On songwriting, Bill Redding says, “My own songwriting is almost entirely serendipitous.  Most of my songs come to me out of the blue, what Mike [Hamer] used to call ‘gift songs’.”

“When you write a song,” Harvey Estes says, “sometimes a melody just comes to you and you get an instrument as quick as you can so you can get it into your head before it slips away.”

High school student Jayden Peszko says, “My creative process is ludicrous at times with me legitimately just letting my fingers glide on the fretboard and somehow a cool melody will arise. I usually make what I like in one sitting because the song or riff can go a whole new route if the energy is different.”

Nathan Maxwell of the nu clear twins says, “Inspiration is usually unexpected, yes, but I play and sing some almost every day, which seems important to the process.”

It’s profound stuff, there: to make music you have to not just talk about it, think about it, but play.

Local musicians not only dole out helpful pointers, but share their musical motivations.

Cellist and dulcimer player Nancy Galambush says, “Obviously, something was missing in my life during the years I didn’t make music.”
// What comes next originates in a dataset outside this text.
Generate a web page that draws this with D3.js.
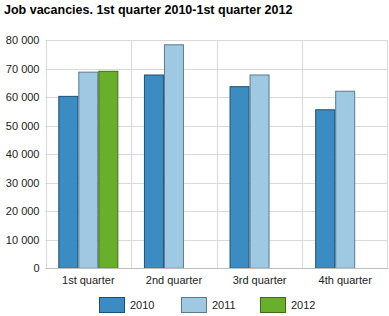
<!DOCTYPE html>
<html><head><meta charset="utf-8">
<script src="https://cdn.jsdelivr.net/npm/d3@7"></script>
<style>body{margin:0;background:#fff;} svg, svg text{font-family:'Liberation Sans', Arial, sans-serif;}</style>
</head><body>
<script>
const categories = ["1st quarter","2nd quarter","3rd quarter","4th quarter"];
const seriesNames = ["2010","2011","2012"];
const values2010 = [60500, 68000, 63900, 55800];
const values2011 = [69000, 78600, 68000, 62300];
const values2012 = [69300, null, null, null];
const yTicks = [0,10000,20000,30000,40000,50000,60000,70000,80000];
const colors = ["#3a8cc2","#9fc8e2","#6aaf2c"];
const strokes = ["#1f4f70","#5a7a8e","#3f6b1a"];

const W=389,H=316;
const m={left:45.5,right:1,top:40.3,bottom:47.7};
const svg=d3.select("body").append("svg").attr("width",W).attr("height",H);
svg.append("text").attr("x",4).attr("y",14).attr("font-size","12.5px").attr("font-weight","bold").attr("fill","#000").text("Job vacancies. 1st quarter 2010-1st quarter 2012");

const x=d3.scaleBand().domain(categories).range([m.left,W-m.right]).paddingInner(0).paddingOuter(0);
const y=d3.scaleLinear().domain([0,80000]).range([H-m.bottom,m.top]);
const x1=d3.scaleBand().domain(seriesNames).range([0,x.bandwidth()]).paddingOuter(0.64).paddingInner(0);

const fmt=d=>d3.format(",")(d).replace(/,/g," ");
const g=svg.append("g");
g.selectAll("line.h").data(yTicks.slice(1)).enter().append("line")
 .attr("x1",m.left).attr("x2",W-m.right).attr("y1",d=>Math.round(y(d))+0.5).attr("y2",d=>Math.round(y(d))+0.5)
 .attr("stroke","#d9d9d9");
g.selectAll("line.v").data(categories).enter().append("line")
 .attr("x1",d=>Math.round(x(d))+0.5).attr("x2",d=>Math.round(x(d))+0.5).attr("y1",m.top).attr("y2",H-m.bottom)
 .attr("stroke","#d9d9d9");
g.append("line").attr("x1",Math.round(W-m.right)-0.5).attr("x2",Math.round(W-m.right)-0.5).attr("y1",m.top).attr("y2",H-m.bottom).attr("stroke","#d9d9d9");

const ya=svg.append("g").attr("transform",`translate(${m.left},0)`).call(d3.axisLeft(y).tickValues(yTicks).tickFormat(fmt).tickSize(0).tickPadding(6));
ya.select(".domain").remove();
ya.selectAll("text").attr("font-size","11px").attr("font-family",null).attr("fill","#222");

const series=[values2010,values2011,values2012];
series.forEach((vals,si)=>{
  svg.append("g").selectAll("rect").data(categories.map((c,i)=>({c,v:vals[i]})).filter(d=>d.v!=null)).enter().append("rect")
   .attr("x",d=>x(d.c)+x1(seriesNames[si])+0.5)
   .attr("y",d=>y(d.v)+0.5)
   .attr("width",x1.bandwidth()-1)
   .attr("height",d=>y(0)-y(d.v)-0.5)
   .attr("fill",colors[si]).attr("stroke",strokes[si]).attr("stroke-width",1);
});

svg.append("line").attr("x1",m.left).attr("x2",W-m.right).attr("y1",Math.round(y(0))+0.5).attr("y2",Math.round(y(0))+0.5).attr("stroke","#bfbfbf");

const xa=svg.append("g").attr("transform",`translate(0,${y(0)})`).call(d3.axisBottom(x).tickSize(0).tickPadding(8));
xa.select(".domain").remove();
xa.attr("font-family",null);
xa.selectAll("text").attr("font-size","11px").attr("fill","#222");
ya.attr("font-family",null);

const legX=[99,181,260];
const lg=svg.append("g");
seriesNames.forEach((s,i)=>{
  lg.append("rect").attr("x",legX[i]+0.5).attr("y",297.5).attr("width",25).attr("height",15).attr("fill",colors[i]).attr("stroke",strokes[i]);
  lg.append("text").attr("x",legX[i]+31).attr("y",309).attr("font-size","11px").attr("fill","#222").text(s);
});
</script>
</body></html>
J.D. Joyner asserts, “I’ve got to make this guitar move people.”

Bill Redding’s wife, Susan, wrote a note in a Bob Dylan songbook when he was in Vietnam in 1969: “Only one thing matters: that wherever we go and however we go, we hear the music of life.”
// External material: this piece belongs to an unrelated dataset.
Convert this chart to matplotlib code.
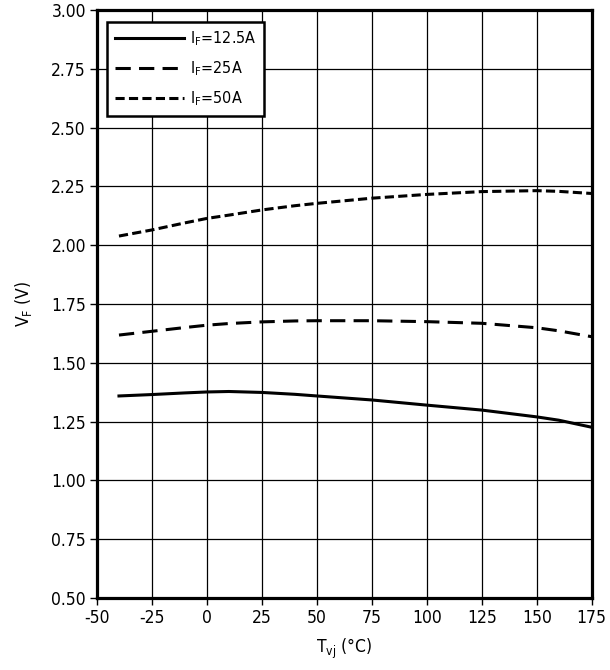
import matplotlib
matplotlib.use("Agg")
import matplotlib.pyplot as plt

plt.rcParams['font.family'] = ['DejaVu Sans']
plt.rcParams['font.stretch'] = 'condensed'
plt.rcParams['mathtext.fontset'] = 'custom'
plt.rcParams['mathtext.rm'] = 'DejaVu Sans:stretch=condensed'
plt.rcParams['mathtext.it'] = 'DejaVu Sans:stretch=condensed'
plt.rcParams['axes.unicode_minus'] = False

# forward voltage vs junction temperature, one curve per forward current
tvj = [-40, -25, -10, 0, 10, 25, 40, 50, 75, 100, 125, 150, 160, 175]
vf_12a5 = [1.359, 1.365, 1.372, 1.376, 1.378, 1.374, 1.366, 1.359, 1.342, 1.320, 1.299, 1.270, 1.256, 1.226]
vf_25a = [1.618, 1.634, 1.650, 1.660, 1.667, 1.674, 1.678, 1.679, 1.679, 1.675, 1.668, 1.649, 1.636, 1.611]
vf_50a = [2.039, 2.065, 2.095, 2.114, 2.128, 2.150, 2.168, 2.178, 2.200, 2.216, 2.228, 2.232, 2.229, 2.220]

xticks = [-50, -25, 0, 25, 50, 75, 100, 125, 150, 175]
yticks = [0.5, 0.75, 1.0, 1.25, 1.5, 1.75, 2.0, 2.25, 2.5, 2.75, 3.0]

fig = plt.figure(figsize=(6.1, 6.7), dpi=100)
ax = fig.add_axes([0.159, 0.1075, 0.811, 0.8775])

lw = 2.2
ax.plot(tvj, vf_12a5, color='black', lw=lw, label='I$_\\mathregular{F}$=12.5A')
ax.plot(tvj, vf_25a, color='black', lw=lw, dashes=(5, 2.7), label='I$_\\mathregular{F}$=25A')
ax.plot(tvj, vf_50a, color='black', lw=lw, dashes=(3, 1.4), label='I$_\\mathregular{F}$=50A')

ax.set_xlim(-50, 175)
ax.set_ylim(0.5, 3.0)
ax.set_xticks(xticks)
ax.set_yticks(yticks)
ax.set_yticklabels(['%.2f' % v for v in yticks])
ax.grid(True, color='black', lw=0.9)
ax.set_axisbelow(True)
for s in ax.spines.values():
    s.set_linewidth(2.3)
ax.tick_params(direction='out', length=5, width=1, labelsize=12.5, pad=3)

ax.set_xlabel('T$_\\mathregular{vj}$ (°C)', fontsize=12.5, labelpad=7)
ax.set_ylabel('V$_\\mathregular{F}$ (V)', fontsize=12.5, labelpad=12)

leg = ax.legend(loc='upper left', bbox_to_anchor=(0.02, 0.98), borderaxespad=0,
                fontsize=11.5, handlelength=4.3, handletextpad=0.4, labelspacing=0.7,
                fancybox=False, framealpha=1, borderpad=0.5)
leg.get_frame().set_edgecolor('black')
leg.get_frame().set_linewidth(1.8)

fig.savefig('out.png', dpi=100)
As the music seeps into life, and the other way too, I take Mike Hamer’s words written to himself about songwriting to heart. Would I rather reach the final measure of life, having never played a note or written a word out of fear of failure? 

So I embrace familiar foibles and regional colloquialisms and write what I know: a song about things that are top of mind this time of the year: collards and black eyed peas.  Perhaps it’s a nod to Alex Albright’s Leaves of Green: The Collard Poems, a collection of poetry from an Ayden Collard Festival poetry contest in the 1980s. The Daily Reflector’s Harvey Estes was one of the contributors–his collards villanelle won first prize out of over 500 submissions. His verse, I expect, was more like the high falutin’ greens prepared by Chef Vivian Howard. But he probably wasn’t belting out words to his poem while vigorously strumming a bluegrass tune at a farmer’s market, as intended for this one, “The Prosperity Plate Special.”

The Prosperity Plate Special
by Donna Davis

Verse 1
Listen here,
For one time each year
Improve your financial standin’.
It’s not what you do
But what you chew
That’s worth a year of plannin’.
Put aside the beans
If you want means
And listen to me please.
The first day of the year
I’ll make this clear
While you pass the peas.

Chorus
Pass the peas
Make them black-eyed please.
Tradition must be follered.
A little cornbread too
And some ham will do
Count before they’re swallered.
But if you know what you’re doin’
With all that chewin’
I’ll say, it should be hollered
It might sound funny
But for paper money
You best eat a head of collard.

Verse 2
I’ll be your advisor
For there are none wiser
If you want it the worst.
Don’t be a day late
Better get that plate
I mean on the first.
Grandma can’t be wrong
So heed this song
If you have ambition.
Don’t get indigestion
It’s not about investin’
It’s all about nutrition.

Chorus

Verse 3
It might be folklore
But if you want more
You will find the means.
To fill bowl or platter
Or two for that matter
With a mess of collard greens.
It’s a year’s resolution
Some say a solution
To a financial strait.
At the end of the year
You might even hear
You earned what you ate.

Chorus

And while pondering the financial gains to be realized by minding your peas and collards, also consider that it’s not only Olympians who are runners, and not just Grammy winners who are musicians. Seventy five local musicians (and counting) can’t be wrong. 2022 stretches forth with resolve: make music.